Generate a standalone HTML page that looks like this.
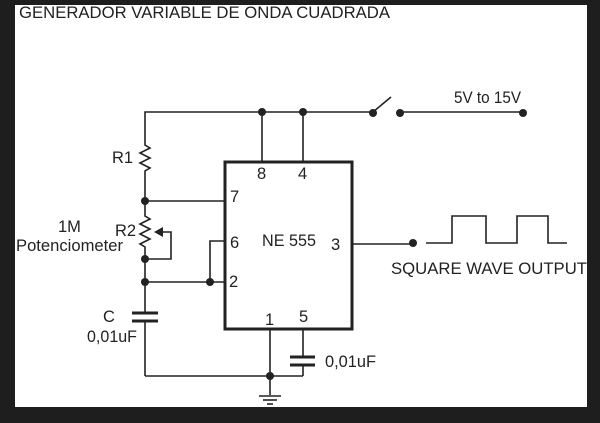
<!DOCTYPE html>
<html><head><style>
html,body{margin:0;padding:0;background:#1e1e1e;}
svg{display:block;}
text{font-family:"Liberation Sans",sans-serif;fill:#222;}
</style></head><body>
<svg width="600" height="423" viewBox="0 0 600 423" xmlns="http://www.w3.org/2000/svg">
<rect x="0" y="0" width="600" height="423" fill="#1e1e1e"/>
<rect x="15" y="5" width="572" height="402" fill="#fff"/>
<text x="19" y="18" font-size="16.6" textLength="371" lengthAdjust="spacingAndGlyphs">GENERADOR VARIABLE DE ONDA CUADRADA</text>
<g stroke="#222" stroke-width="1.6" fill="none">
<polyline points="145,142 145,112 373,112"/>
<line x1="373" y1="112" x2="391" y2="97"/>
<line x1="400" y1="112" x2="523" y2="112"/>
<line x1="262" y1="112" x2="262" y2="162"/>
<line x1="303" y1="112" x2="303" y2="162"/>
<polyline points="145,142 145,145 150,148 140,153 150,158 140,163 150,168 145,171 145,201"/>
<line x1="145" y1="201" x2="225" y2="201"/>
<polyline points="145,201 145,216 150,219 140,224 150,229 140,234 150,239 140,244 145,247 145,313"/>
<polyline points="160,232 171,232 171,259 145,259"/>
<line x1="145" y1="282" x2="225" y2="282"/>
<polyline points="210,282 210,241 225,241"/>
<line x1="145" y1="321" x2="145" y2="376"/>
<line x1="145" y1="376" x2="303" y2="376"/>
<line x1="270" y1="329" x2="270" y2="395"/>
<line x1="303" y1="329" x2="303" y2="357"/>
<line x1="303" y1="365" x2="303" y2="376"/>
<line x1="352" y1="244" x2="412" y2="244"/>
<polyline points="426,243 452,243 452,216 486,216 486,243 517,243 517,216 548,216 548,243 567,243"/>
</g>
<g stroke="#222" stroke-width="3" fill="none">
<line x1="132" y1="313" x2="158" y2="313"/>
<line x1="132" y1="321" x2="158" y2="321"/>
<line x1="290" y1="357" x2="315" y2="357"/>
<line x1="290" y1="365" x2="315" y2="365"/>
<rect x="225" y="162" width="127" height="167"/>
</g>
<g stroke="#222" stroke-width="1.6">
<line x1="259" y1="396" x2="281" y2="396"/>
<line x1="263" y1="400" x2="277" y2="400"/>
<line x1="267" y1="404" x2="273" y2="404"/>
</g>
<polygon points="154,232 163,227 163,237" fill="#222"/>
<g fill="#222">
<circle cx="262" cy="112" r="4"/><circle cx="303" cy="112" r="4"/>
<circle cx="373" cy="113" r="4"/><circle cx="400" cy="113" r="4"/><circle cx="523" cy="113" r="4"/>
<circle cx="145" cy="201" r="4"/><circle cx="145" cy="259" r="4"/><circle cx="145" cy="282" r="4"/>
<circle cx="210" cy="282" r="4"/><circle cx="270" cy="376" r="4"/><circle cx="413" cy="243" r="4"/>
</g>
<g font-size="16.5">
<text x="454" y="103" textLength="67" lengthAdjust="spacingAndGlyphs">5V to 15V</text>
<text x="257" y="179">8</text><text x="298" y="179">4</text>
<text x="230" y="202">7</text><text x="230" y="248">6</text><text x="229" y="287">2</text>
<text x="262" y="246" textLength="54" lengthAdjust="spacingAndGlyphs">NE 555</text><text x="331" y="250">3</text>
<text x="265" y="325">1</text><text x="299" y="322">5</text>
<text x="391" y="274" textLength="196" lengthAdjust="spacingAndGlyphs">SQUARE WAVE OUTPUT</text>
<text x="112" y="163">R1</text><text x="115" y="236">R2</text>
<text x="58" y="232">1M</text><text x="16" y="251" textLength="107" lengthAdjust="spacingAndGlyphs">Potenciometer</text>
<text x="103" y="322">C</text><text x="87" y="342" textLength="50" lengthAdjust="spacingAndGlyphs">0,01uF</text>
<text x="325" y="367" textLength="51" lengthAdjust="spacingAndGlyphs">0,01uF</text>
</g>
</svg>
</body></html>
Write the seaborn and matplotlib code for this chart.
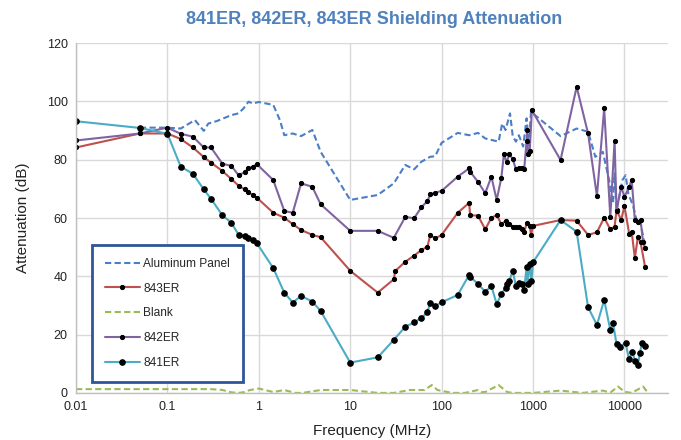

▶ _Work required_
Retype every entry verbatim and exclude the pictures from the copy.

▶ _Written answer_
Generate a standalone HTML page that looks like this.
<!DOCTYPE html>
<html><head><style>
html,body{margin:0;padding:0;background:#1e1e1e;}
svg{display:block;}
text{font-family:"Liberation Sans",sans-serif;fill:#222;}
</style></head><body>
<svg width="600" height="423" viewBox="0 0 600 423" xmlns="http://www.w3.org/2000/svg">
<rect x="0" y="0" width="600" height="423" fill="#1e1e1e"/>
<rect x="15" y="5" width="572" height="402" fill="#fff"/>
<text x="19" y="18" font-size="16.6" textLength="371" lengthAdjust="spacingAndGlyphs">GENERADOR VARIABLE DE ONDA CUADRADA</text>
<g stroke="#222" stroke-width="1.6" fill="none">
<polyline points="145,142 145,112 373,112"/>
<line x1="373" y1="112" x2="391" y2="97"/>
<line x1="400" y1="112" x2="523" y2="112"/>
<line x1="262" y1="112" x2="262" y2="162"/>
<line x1="303" y1="112" x2="303" y2="162"/>
<polyline points="145,142 145,145 150,148 140,153 150,158 140,163 150,168 145,171 145,201"/>
<line x1="145" y1="201" x2="225" y2="201"/>
<polyline points="145,201 145,216 150,219 140,224 150,229 140,234 150,239 140,244 145,247 145,313"/>
<polyline points="160,232 171,232 171,259 145,259"/>
<line x1="145" y1="282" x2="225" y2="282"/>
<polyline points="210,282 210,241 225,241"/>
<line x1="145" y1="321" x2="145" y2="376"/>
<line x1="145" y1="376" x2="303" y2="376"/>
<line x1="270" y1="329" x2="270" y2="395"/>
<line x1="303" y1="329" x2="303" y2="357"/>
<line x1="303" y1="365" x2="303" y2="376"/>
<line x1="352" y1="244" x2="412" y2="244"/>
<polyline points="426,243 452,243 452,216 486,216 486,243 517,243 517,216 548,216 548,243 567,243"/>
</g>
<g stroke="#222" stroke-width="3" fill="none">
<line x1="132" y1="313" x2="158" y2="313"/>
<line x1="132" y1="321" x2="158" y2="321"/>
<line x1="290" y1="357" x2="315" y2="357"/>
<line x1="290" y1="365" x2="315" y2="365"/>
<rect x="225" y="162" width="127" height="167"/>
</g>
<g stroke="#222" stroke-width="1.6">
<line x1="259" y1="396" x2="281" y2="396"/>
<line x1="263" y1="400" x2="277" y2="400"/>
<line x1="267" y1="404" x2="273" y2="404"/>
</g>
<polygon points="154,232 163,227 163,237" fill="#222"/>
<g fill="#222">
<circle cx="262" cy="112" r="4"/><circle cx="303" cy="112" r="4"/>
<circle cx="373" cy="113" r="4"/><circle cx="400" cy="113" r="4"/><circle cx="523" cy="113" r="4"/>
<circle cx="145" cy="201" r="4"/><circle cx="145" cy="259" r="4"/><circle cx="145" cy="282" r="4"/>
<circle cx="210" cy="282" r="4"/><circle cx="270" cy="376" r="4"/><circle cx="413" cy="243" r="4"/>
</g>
<g font-size="16.5">
<text x="454" y="103" textLength="67" lengthAdjust="spacingAndGlyphs">5V to 15V</text>
<text x="257" y="179">8</text><text x="298" y="179">4</text>
<text x="230" y="202">7</text><text x="230" y="248">6</text><text x="229" y="287">2</text>
<text x="262" y="246" textLength="54" lengthAdjust="spacingAndGlyphs">NE 555</text><text x="331" y="250">3</text>
<text x="265" y="325">1</text><text x="299" y="322">5</text>
<text x="391" y="274" textLength="196" lengthAdjust="spacingAndGlyphs">SQUARE WAVE OUTPUT</text>
<text x="112" y="163">R1</text><text x="115" y="236">R2</text>
<text x="58" y="232">1M</text><text x="16" y="251" textLength="107" lengthAdjust="spacingAndGlyphs">Potenciometer</text>
<text x="103" y="322">C</text><text x="87" y="342" textLength="50" lengthAdjust="spacingAndGlyphs">0,01uF</text>
<text x="325" y="367" textLength="51" lengthAdjust="spacingAndGlyphs">0,01uF</text>
</g>
</svg>
</body></html>
Write the seaborn and matplotlib code for this chart.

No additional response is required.